Ma femme était graphiste-designer pour des magazines, des jaquettes de musique … . Tous les deux étions épuisés par une vie qui nous occupait jour et nuit. Et naturellement, notre couple ne voulait pas mettre le pied dans le monde de la vitesse parisienne et cherchions plutôt une vie confortable et heureuse en nous concentrant dans notre propre art culinaire. Nous avons donc consacré toute notre énergie à une rénovation totale des lieux. Aujourd’hui, nous sommes heureux ici avec une clientèle fidèle.
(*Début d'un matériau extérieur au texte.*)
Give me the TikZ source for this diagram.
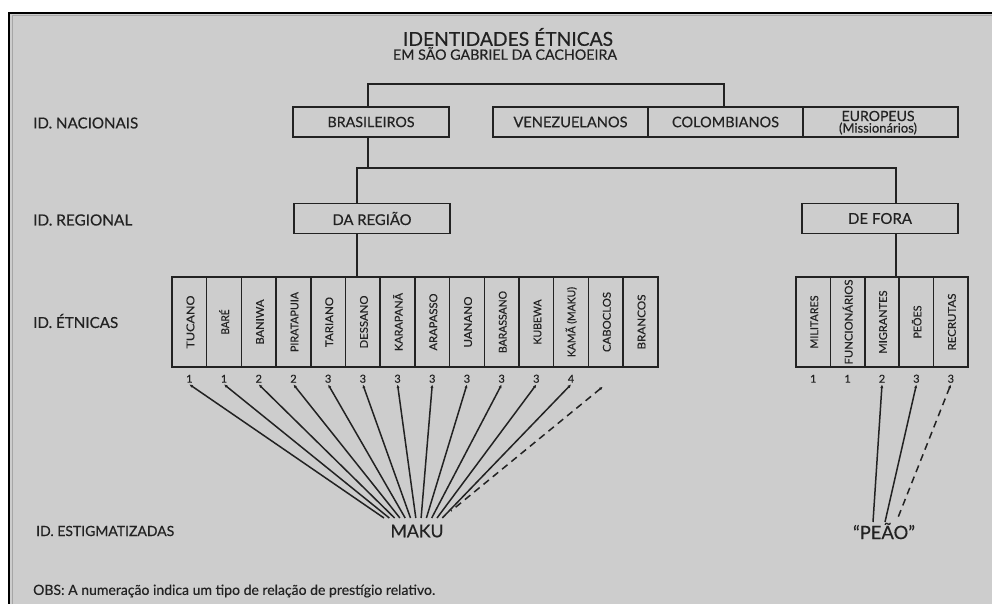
\documentclass[tikz,border=0pt]{standalone}
\usepackage{fontspec}
\setmainfont{Lato}[FakeBold=0.35]
\usepackage{graphicx}
\usetikzlibrary{arrows.meta,calc}
\definecolor{bg}{HTML}{CDCDCD}
\definecolor{ink}{HTML}{222222}
\definecolor{frameinner}{HTML}{A6A6A6}
\newcommand\fw[2]{\resizebox{#1pt}{!}{#2}}
\newcommand\fwv[2]{\resizebox{#1pt}{10pt}{\vphantom{ÉÃ}#2}}
\begin{document}
\begin{tikzpicture}[x=1pt,y=-1pt,
  box/.style={draw=ink, line width=1.6pt, minimum height=30pt, inner sep=0pt, text=ink},
  ebox/.style={draw=ink, line width=1.5pt, minimum height=90pt, inner sep=0pt},
  txt/.style={inner sep=0pt, text=ink},
  num/.style={inner sep=1.5pt, text=ink, font=\fontsize{11}{11}\selectfont},
  tree/.style={draw=ink, line width=1.8pt},
  fan/.style={draw=ink, line width=1.5pt, {Latex[length=3.5pt,width=3.2pt]}-},
  dashedfan/.style={fan, dash pattern=on 7pt off 5pt}
  ]
\useasboundingbox (0,0) rectangle (992,604);
\fill[white] (0,0) rectangle (992,604);
\fill[bg] (8,12) rectangle (992,604);
\draw[frameinner, line width=1.5pt] (12.5,604) -- (12.5,15.5) -- (992,15.5);
\draw[black, line width=2pt] (9,604) -- (9,13) -- (992,13);

% title
\node[txt] (title) at (508,37) {\fw{210}{IDENTIDADES ÉTNICAS}};
\node[txt] (sub) at (505,53.5) {\fw{224}{EM SÃO GABRIEL DA CACHOEIRA}};

% left labels
\node[txt, anchor=west] (lnac) at (33,123) {\fw{105}{ID. NACIONAIS}};
\node[txt, anchor=west] (lreg) at (33,220) {\fw{99}{ID. REGIONAL}};
\node[txt, anchor=west] (leth) at (33,321) {\fw{85}{ID. ÉTNICAS}};
\node[txt, anchor=west] (lest) at (36,531) {\fw{138}{ID. ESTIGMATIZADAS}};
\node[txt, anchor=west] (obs) at (33,591) {\fw{402}{OBS: A numeração indica um tipo de relação de prestígio relativo.}};

% national row
\node[box, minimum width=156pt] (bras) at (371,122) {\fw{87}{BRASILEIROS}};
\node[box, minimum width=155pt] (ven) at (570.5,122) {\fw{114}{VENEZUELANOS}};
\node[box, minimum width=155pt] (col) at (725.5,122) {\fw{107}{COLOMBIANOS}};
\node[box, minimum width=155pt] (eur) at (880.5,122) {};
\node[txt] (eur1) at (878,116) {\fw{73}{EUROPEUS}};
\node[txt] (eur2) at (878,128.5) {\fw{78}{(Missionários)}};

% regional row
\node[box, minimum width=156pt] (reg) at (372,218.5) {\fw{79}{DA REGIÃO}};
\node[box, minimum width=156pt] (fora) at (880,218.5) {\fw{64}{DE FORA}};

% tree connectors
\coordinate (tL) at (368,84);
\coordinate (tR) at (724,84);
\draw[tree] (bras.north -| tL) -- (tL) -- (tR) -- (col.north -| tR);
\coordinate (hB) at (368,168);
\coordinate (hL) at (357,168);
\coordinate (hR) at (896,168);
\draw[tree] (bras.south -| hB) -- (hB);
\draw[tree] (reg.north -| hL) -- (hL) -- (hR) -- (fora.north -| hR);

% ethnic boxes (left)
\foreach \t/\w [count=\i] in {TUCANO/53, BARÉ/25, BANIWA/45, PIRATAPUIA/60, TARIANO/50, DESSANO/53, KARAPANÃ/58, ARAPASSO/57, UANANO/51, BARASSANO/62, KUBEWA/45, KAMÃ (MAKU)/70, CABOCLOS/60, BRANCOS/55}{
  \node[ebox, minimum width=34.7pt] (e\i) at ({172+34.7*(\i-0.5)},322) {};
  \node[txt, rotate=90] (et\i) at (e\i) {\fwv{\w}{\t}};
}
% ethnic boxes (right)
\foreach \t/\w [count=\i] in {MILITARES/53, FUNCIONÁRIOS/85, MIGRANTES/63, PEÕES/33, RECRUTAS/57}{
  \node[ebox, minimum width=34.4pt] (r\i) at ({796+34.4*(\i-0.5)},322) {};
  \node[txt, rotate=90] (rt\i) at (r\i) {\fwv{\w}{\t}};
}
\draw[tree] (reg.south -| hL) -- (e6.north -| hL);
\draw[tree] (fora.south -| hR) -- (r3.north -| hR);

% numbers
\foreach \v [count=\i] in {1,1,2,2,3,3,3,3,3,3,3,4}{
  \node[num] (n\i) at ($(e\i.south)+(0,11)$) {\v};
}
\foreach \v [count=\i] in {1,1,2,3,3}{
  \node[num] (rn\i) at ($(r\i.south)+(0,11)$) {\v};
}

% MAKU fan
\node[txt] (maku) at (417,531) {\fw{53}{MAKU}};
\foreach \i in {1,...,12}{
  \coordinate (m\i) at ({384+5.3*(\i-1)},518);
  \draw[fan] (n\i.south) -- (m\i);
}
\coordinate (s13) at ($(e13.south)+(-3,19)$);
\coordinate (m13) at (451,511);
\draw[dashedfan] (s13) -- (m13);

% PEAO fan
\node[txt] (peao) at (884,531) {\fw{62}{“PEÃO”}};
\coordinate (p1) at (873,522);
\coordinate (p2) at (885,522);
\coordinate (p3) at (897,520);
\draw[fan] (rn3.south) -- (p1);
\draw[fan] (rn4.south) -- (p2);
\draw[dashedfan] (rn5.south) -- (p3);
\end{tikzpicture}
\end{document}
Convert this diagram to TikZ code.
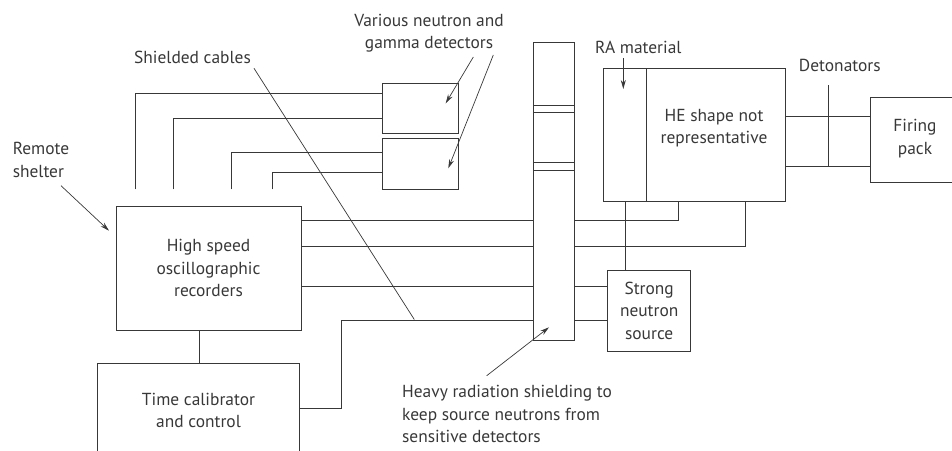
\documentclass[tikz,border=0pt]{standalone}
\usepackage{fontspec}
\setmainfont{PT Sans}
\usetikzlibrary{arrows.meta}
\definecolor{ink}{HTML}{383838}
\begin{document}
\begin{tikzpicture}[x=1pt,y=-1pt,
  line width=0.9pt, draw=ink, text=ink,
  font=\fontsize{17.4}{22.3}\selectfont,
  box/.style={draw=ink, line width=0.9pt, rectangle, inner sep=0pt, align=center},
  wire/.style={draw=ink, line width=0.9pt},
  thin wire/.style={draw=ink, line width=0.7pt},
  pointer/.style={draw=ink, line width=0.7pt, -{Stealth[length=9pt,width=5pt]}},
  label/.style={inner sep=0pt, align=center}]
\useasboundingbox (0,0) rectangle (952,450);
\clip (0,0) rectangle (952,450);

% equipment boxes
\node[box, minimum width=185pt, minimum height=124pt] (rec) at (208.5,268)
  {High speed\\oscillographic\\recorders};
\node[box, minimum width=201.6pt, minimum height=94pt] (tcal) at (198.5,410.5)
  {Time calibrator\\and control};
\node[box, minimum width=76pt, minimum height=50pt] (det1) at (420,108) {};
\node[box, minimum width=76pt, minimum height=51pt] (det2) at (420,163.5) {};
\node[box, minimum width=41pt, minimum height=298pt] (shield) at (553.8,191.7) {};
\node[box, minimum width=181.6pt, minimum height=132.3pt] (he) at (694.5,134.85) {};
\node[label] (hetext) at (714,128) {HE shape not\\representative};
\node[box, minimum width=110pt, minimum height=85.4pt] (fp) at (925.7,140) {};
\node[label] (fptext) at (915,138.5) {Firing\\pack};
\node[box, minimum width=83pt, minimum height=81.7pt] (sns) at (649.2,310.8)
  {Strong\\neutron\\source};

% shield joints and RA material layer
\draw[wire] (shield.west |- 0,105.3) -- (shield.east |- 0,105.3);
\draw[wire] (shield.west |- 0,112.3) -- (shield.east |- 0,112.3);
\draw[wire] (shield.west |- 0,162.7) -- (shield.east |- 0,162.7);
\draw[wire] (shield.west |- 0,170) -- (shield.east |- 0,170);
\draw[wire] (he.north west -| 646.7,0) -- (he.south west -| 646.7,0);

% detector cables (free ends at the recorder side)
\coordinate (c1) at (135.7,189.3);
\coordinate (c2) at (173,189.3);
\coordinate (c3) at (231.7,189.3);
\coordinate (c4) at (272.7,189.3);
\draw[wire] (c1) |- (det1.west |- 0,93.3);
\draw[wire] (c2) |- (det1.west |- 0,118.3);
\draw[wire] (c3) |- (det2.west |- 0,152.7);
\draw[wire] (c4) |- (det2.west |- 0,172.7);

% cables from the recorders through the shield
\draw[wire] (rec.east |- 0,220) -- (shield.west |- 0,220);
\draw[wire] (shield.east |- 0,220) -| (he.south -| 678,0);
\draw[wire] (rec.east |- 0,246) -- (shield.west |- 0,246);
\draw[wire] (shield.east |- 0,246) -| (he.south -| 745,0);
\draw[wire] (rec.east |- 0,286.7) -- (shield.west |- 0,286.7);
\draw[wire] (shield.east |- 0,286.7) -- (sns.west |- 0,286.7);
\draw[wire] (tcal.east |- 0,408.3) -| (341.7,320) -- (shield.west |- 0,320);
\draw[wire] (shield.east |- 0,320) -- (sns.west |- 0,320);
\draw[wire] (he.south -| 625.7,0) -- (sns.north -| 625.7,0);
\draw[wire] (rec.south -| 199.3,0) -- (tcal.north -| 199.3,0);

% firing lines and detonators
\draw[wire] (he.east |- 0,116.7) -- (fp.west |- 0,116.7);
\draw[wire] (he.east |- 0,166.7) -- (fp.west |- 0,166.7);
\coordinate (dtop) at (828.7,85);
\coordinate (dbot) at (828.7,165.7);
\draw[wire] (dtop) -- (dbot);

% shielded cable leader
\coordinate (sc1) at (254,68.3);
\coordinate (sc2) at (414.3,319.5);
\draw[thin wire] (sc1) -- (sc2);

% labels
\node[label] (lvar) at (429,33.3) {Various neutron and\\gamma detectors};
\node[label] (lsc) at (192.5,57) {Shielded cables};
\node[label, align=left, anchor=west] (lrem) at (12.3,160) {Remote\\shelter};
\node[label] (lra) at (638.3,47.3) {RA material};
\node[label] (ldet) at (839.8,65) {Detonators};
\node[label, align=left, anchor=west] (lheavy) at (401.7,414)
  {Heavy radiation shielding to\\keep source neutrons from\\sensitive detectors};

% pointer arrows
\coordinate (a1s) at (473.3,57);   \coordinate (a1e) at (445.7,103.3);
\coordinate (a2s) at (493.3,55);   \coordinate (a2e) at (448.3,168.3);
\coordinate (a3s) at (623.3,58);   \coordinate (a3e) at (623.3,89);
\coordinate (a4s) at (61,185.7);   \coordinate (a4e) at (109,230.7);
\coordinate (a5s) at (486.7,375.7);\coordinate (a5e) at (549,327.3);
\draw[pointer] (a1s) -- (a1e);
\draw[pointer] (a2s) -- (a2e);
\draw[pointer] (a3s) -- (a3e);
\draw[pointer] (a4s) -- (a4e);
\draw[pointer] (a5s) -- (a5e);
\end{tikzpicture}
\end{document}
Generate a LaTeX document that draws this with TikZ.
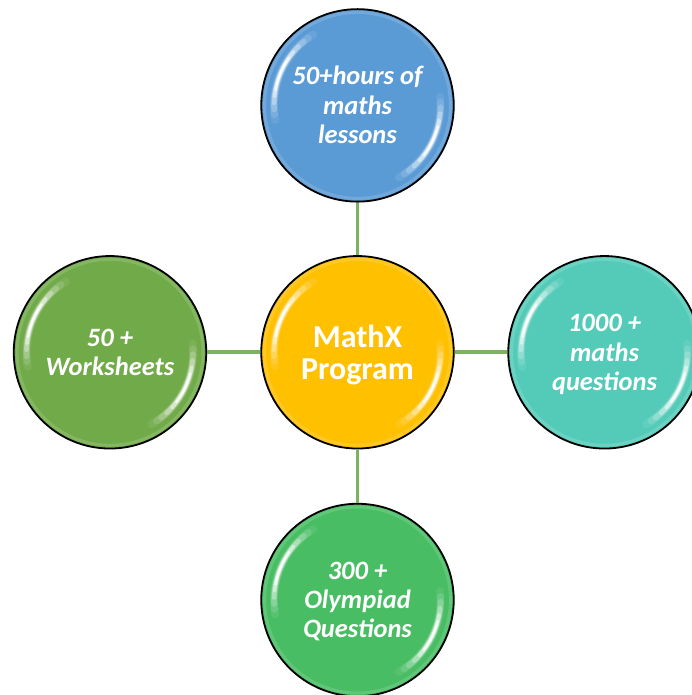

Menu « Marou » : €19.00 (midi et soir)

- 2 raviolis coréens, 2 galettes (1 ciboulette, 1 kimchi) ou 4 sushis au saumon

- Kalbi ou Dagkalbi ou Bulgogi grillé -Bibimpap



Le daechung marou

L’origine du « Marou » est le daechung marou, architecture traditionnelle de Corée : Le tchogajip et le han-ok. En général, il y a le deachung marou qui est la pièce centrale dont le sol est en parquet, avec, autour, les autres pièces (chambres, bureau...) avec le sol en terre battue. Le deachung marou comme séjour de l’appartement servait de lieu de passage entre les différentes chambres.



Le plus important, c’est qu’on devait enlever ses chaussures pour entrer dans la maison. C’est une tradition transmise de génération en génération jusqu’à aujourd’hui.